A voice, small and defiant, like a child's. "No."
"If you won't go with me to get help, I have to believe you're not very serious about getting better."
A low humming sound broadened into a sob-stained cry. David waited silently, shocked, as Clyde wept and then fell silent. After a pause, Clyde said, "People talk at me but their voices don't have any color. They're metal and cold. They scrape my ears." His words were distorted from crying, but his tone was more gentle. Confessional. "It's like there's darkness everywhere and in my eyes until someone smiles and then it gets light." A mournful pause. "It hasn't been light in a long time."
David tried to collect his thoughts.
"I'm not filled inside," Clyde continued. "It's like straw instead of skin, and ropes instead of veins. I'm rotting. I'm rotting from the inside out, but I still move around in my body." Clyde beginning to cry again.

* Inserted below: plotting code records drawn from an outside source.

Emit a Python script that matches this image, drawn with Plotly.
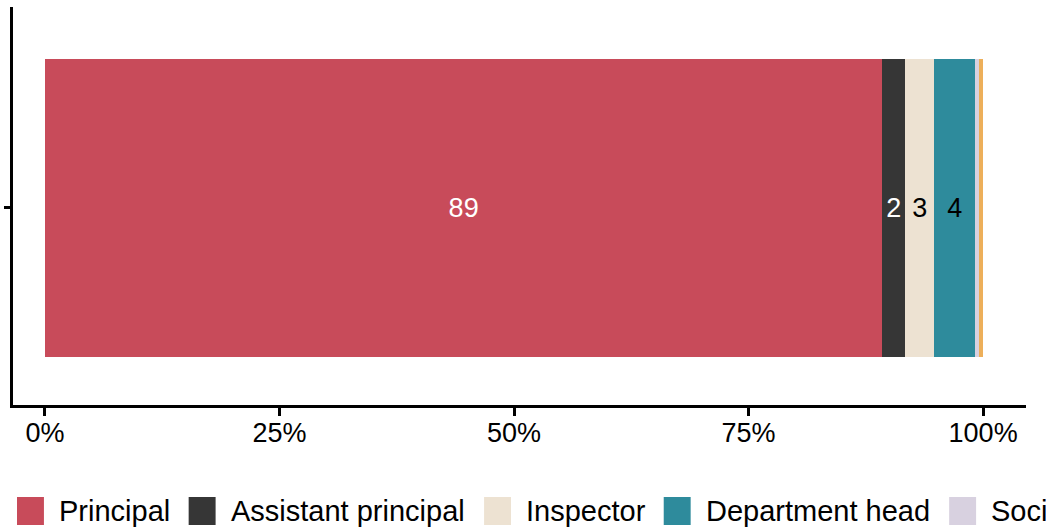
import plotly.graph_objects as go

# ---- data ----
roles = ["Principal", "Assistant principal", "Inspector", "Department head",
         "Social worker", "Other"]
shares = [89.26, 2.45, 3.09, 4.36, 0.42, 0.42]   # percent of respondents
colors = ["#C84B5A", "#363636", "#EDE2D2", "#2E8B9C", "#D8D1E0", "#EDAF5A"]
label_colors = ["white", "white", "black", "black", "black", "black"]
x_ticks = [0, 25, 50, 75, 100]
x_tick_labels = ["0%", "25%", "50%", "75%", "100%"]

FONT = "Arial, Liberation Sans, Helvetica, sans-serif"
W, H = 1046, 531
ML, MR, MT, MB = 11, 20, 7, 126
PW, PH = W - ML - MR, H - MT - MB

fig = go.Figure()
for role, val, col, lc in zip(roles, shares, colors, label_colors):
    fig.add_trace(go.Bar(
        x=[val], y=[0], orientation="h", name=role,
        marker=dict(color=col, line=dict(width=0)),
        width=0.9,
        text=[f"{round(val)}" if val >= 1 else ""],
        textposition="inside", insidetextanchor="middle", textangle=0,
        textfont=dict(color=lc, size=27, family=FONT),
        showlegend=False,
        hoverinfo="x+name",
    ))

# ---- manual legend (large square keys as in reference) ----
legend_left_px = [15, 187, 483, 663, 949, 1178]
key_w, key_top, key_bot = 27, 497, 525
def px_x(p):
    return (p - ML) / PW
def px_y(p):
    return (H - MB - p) / PH

shapes = []
annotations = []
for role, col, lx in zip(roles, colors, legend_left_px):
    shapes.append(dict(type="rect", xref="paper", yref="paper",
                       x0=px_x(lx), x1=px_x(lx + key_w),
                       y0=px_y(key_bot), y1=px_y(key_top),
                       fillcolor=col, line=dict(width=0), layer="above"))
    annotations.append(dict(xref="paper", yref="paper",
                            x=px_x(lx + key_w + 13), y=px_y((key_top + key_bot) / 2),
                            xanchor="left", yanchor="middle", showarrow=False,
                            text=role, font=dict(size=29, family=FONT, color="black")))

fig.update_layout(
    width=W, height=H,
    margin=dict(l=ML, r=MR, t=MT, b=MB, pad=0),
    barmode="stack",
    plot_bgcolor="white", paper_bgcolor="white",
    font=dict(family=FONT, color="black"),
    uniformtext=dict(mode="show", minsize=26),
    showlegend=False,
    shapes=shapes,
    annotations=annotations,
    xaxis=dict(range=[-3.4, 104.57], tickvals=x_ticks, ticktext=x_tick_labels,
               showgrid=False, zeroline=False, showline=True, linecolor="black",
               linewidth=2.5, ticks="outside", ticklen=8, tickwidth=2.5,
               ticklabelstandoff=-6,
               tickcolor="black", tickfont=dict(size=27, family=FONT, color="black")),
    yaxis=dict(range=[-0.595, 0.607], tickvals=[0], ticktext=[""],
               showgrid=False, zeroline=False, showline=True, linecolor="black",
               linewidth=2.5, ticks="outside", ticklen=6, tickwidth=2.5,
               tickcolor="black"),
)

fig.write_html("out.html",
               config={"displayModeBar": False},
               post_script="document.body.style.margin='0px';document.body.style.padding='0px';")
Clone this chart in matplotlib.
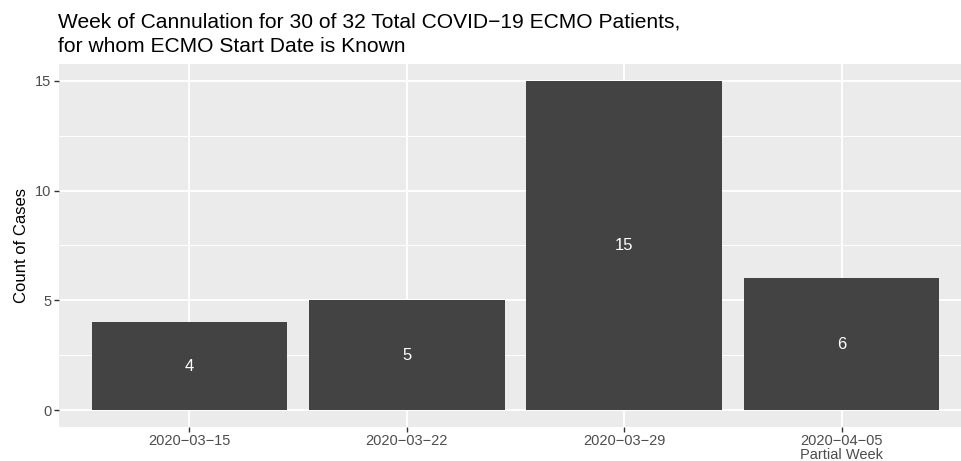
import matplotlib
matplotlib.use("Agg")
import matplotlib.pyplot as plt
from matplotlib.ticker import MultipleLocator

weeks = ["2020\u221203\u221215", "2020\u221203\u221222", "2020\u221203\u221229", "2020\u221204\u221205\nPartial Week"]
counts = [4, 5, 15, 6]
yticks = [0, 5, 10, 15]
title_lines = ["Week of Cannulation for 30 of 32 Total COVID\u221219 ECMO Patients,",
               "for whom ECMO Start Date is Known"]

plt.rcParams['font.family'] = ['Liberation Sans', 'DejaVu Sans']

W, H = 962, 461
fig = plt.figure(figsize=(W / 100, H / 100), dpi=100)
# panel pixel geometry
left_px, right_px = 59, 972
top_px, bot_px = 64.4, 426.5
ax = fig.add_axes([left_px / W, 1 - bot_px / H, (right_px - left_px) / W, (bot_px - top_px) / H])
ax.set_facecolor('#EBEBEB')

x = list(range(1, len(counts) + 1))
ax.set_xlim(0.4, 4.6)
ax.set_ylim(-0.75, 15.75)

ax.yaxis.set_minor_locator(MultipleLocator(2.5))
ax.set_yticks(yticks)
ax.set_xticks(x)
ax.set_xticklabels(weeks, linespacing=0.95)
ax.grid(True, which='major', color='white', linewidth=1.3)
ax.grid(True, which='minor', axis='y', color='white', linewidth=0.65)
ax.set_axisbelow(True)

ax.bar(x, counts, width=0.9, color='#434343', zorder=3)
for xi, c in zip(x, counts):
    ax.text(xi, c / 2, str(c), color='white', ha='center', va='center', fontsize=12, zorder=4)

for s in ax.spines.values():
    s.set_visible(False)
ax.tick_params(axis='both', which='major', length=3.5, width=1.0, color='#333333',
               labelcolor='#4D4D4D', labelsize=10.5, pad=2)
ax.tick_params(axis='y', which='minor', length=0)

ax.set_ylabel('Count of Cases', fontsize=12, color='black', labelpad=4)

for i, line in enumerate(title_lines):
    fig.text(58 / W, 1 - (28 + 24 * i) / H, line, ha='left', va='baseline',
             fontsize=15.1, color='black')

fig.savefig('out.png', dpi=100)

Rocking on his feet, muttering. "Three, two, one. Back from the door." Calming himself. When he raised his head, his eyes gleamed, sharp-focused and angry. A forged connection-vulnerability followed by intense animosity.
David took a small step back. "There are people who can talk to you." He made sure not to mention psychologists or psychiatrists. "Make you feel better. Plus your wounds-your wounds from the alkali-those need to be treated as well."
Clyde turned and spat. "I can taste my rot. It's like there's a dead rat in my throat and it's melting."
"That's a side effect," David said, "and another reason you need help. You've been poisoning yourself with the drugs you're taking."
Clyde's shadow stiffened, rearing back, and David realized he'd made a terrible mistake.
"I don't take drugs." The fist drew back calmly again, like a piston, and drove down into David's face.
David came to with gravel in his mouth. Using the front bumper of the car, he pulled himself to his feet and spit out the gravel on the hood. His mouth was warm and salty; when he studied the gob of spit in the moonlight, he saw it was dark, lined with blood.
The vice-grip of a headache seized him suddenly and intensely, pulsed three times, then dissipated. He slid up on the hood, careful to miss his spit, and sat with his feet on the front bumper. His pants were ripped and bloody at one knee. He caught his breath slowly, blotting his split lip with a sleeve and going through a neuro checklist. He didn't have any weakness or altered sensations, and there seemed to be no clouding of his mental facilities. He thought about getting himself to the ER to be checked out, but continued toward the missing slat in the fence on the far side of the lot. Halfway there, he noticed another slat that had been shoved aside, farther down the fence. This one appeared to lead not to a street but an alley. David was fairly certain the slat had been in place before his confrontation with Clyde.
He headed over and stepped through the fence without first scanning the alley. He was tired, aching, pissed off, and no longer cared to slow down for the sake of taking precautions. A homeless man shuffled from behind a Dumpster, approaching David in threatening fashion, but David lowered his hand from his bloody lip and froze him with a glare.
He trudged out from the alley and found himself on an empty street of run-down apartments. Dilapidated cars were parked along the curbs-Chevettes with tinted windows, El Dorados on sunken shocks, trucks with soil scattered in the beds. On the apartments, screens hung off windows by single pegs; clean patches of wood were visible where decorative shutters had recently fallen off. David walked along the torn-up strips of grass intended to decorate the sidewalks, not really sure for what he was looking. He paused at the corner of the street, staring at the row of quiet, decaying buildings. Insects chirped somewhere nearby, though there was little vegetation.
The realities of the situation struck him. He was alone, in a bad part of town at night, searching the streets for an assailant.
David turned purposefully and began the long walk back to his car. Beside an overturned Healton's shopping cart, a man slept on the sidewalk, drawing deep, shuddering breaths. David circled him, passing beside a car.